La réalité chiffrée illustre l’ampleur de la maltraitance : au 22 juillet 2025, le taux d’occupation de la prison d’Angers atteignait 203,5 %, avec 464 personnes incarcérées pour seulement 228 places opérationnelles. Certaines cellules prévues pour une seule personne en accueillent deux, voire trois, tandis que des dizaines de détenus dorment sur des matelas posés à même le sol. Nombre d’entre-elles sont dans un état de délabrement avancé : murs fissurés, sols moisis, plafonds écaillés, sanitaires fuyants et douches vétustes. L’absence d’eau chaude, l’accès restreint aux douches, la promiscuité extrême et l’absence d’intimité aux toilettes aggravent des conditions d’hygiène déjà désastreuses. Les détenus dorment parfois à moins d’un mètre des cuvettes des toilettes, partagent des cellules infestées de nuisibles, et vivent au quotidien dans une atmosphère humide, mal ventilée, étouffante l’été et glaciale l’hiver. À cela s’ajoute un mobilier insuffisant et une lumière naturelle réduite à un soupirail inaccessible.

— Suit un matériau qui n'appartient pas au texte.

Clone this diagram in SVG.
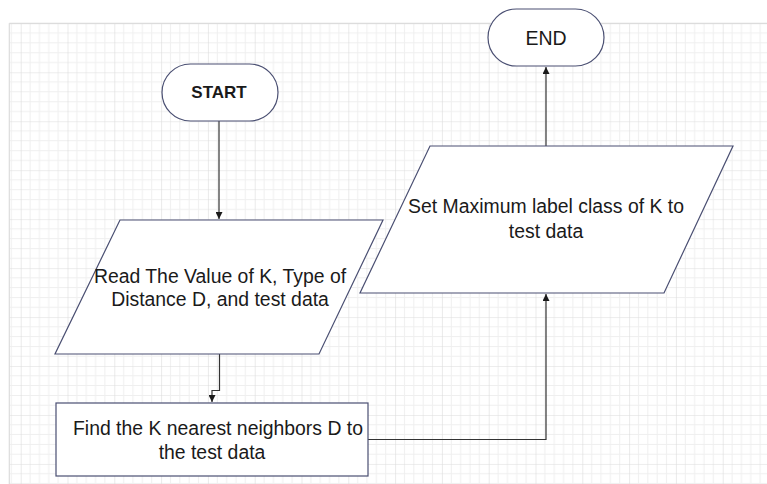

Ce référé-liberté dépasse le simple constat d’une situation locale : il révèle une faillite nationale. Alors que les condamnations se multiplient et que les institutions tirent la sonnette d’alarme depuis des années, l’État continue d’ignorer l’ampleur de la crise carcérale. Dans un contexte politique marqué par la défiance, les censures parlementaires et les recompositions gouvernementales, la question pénitentiaire devient le symbole d’une politique à bout de souffle. Refuser d’agir, c’est accepter que l’indignité devienne la norme, que les droits fondamentaux soient piétinés et que la justice elle-même perde sa crédibilité. Il est temps d’assumer un véritable changement de cap politique : la dignité en prison n’est pas une option, c’est une exigence démocratique.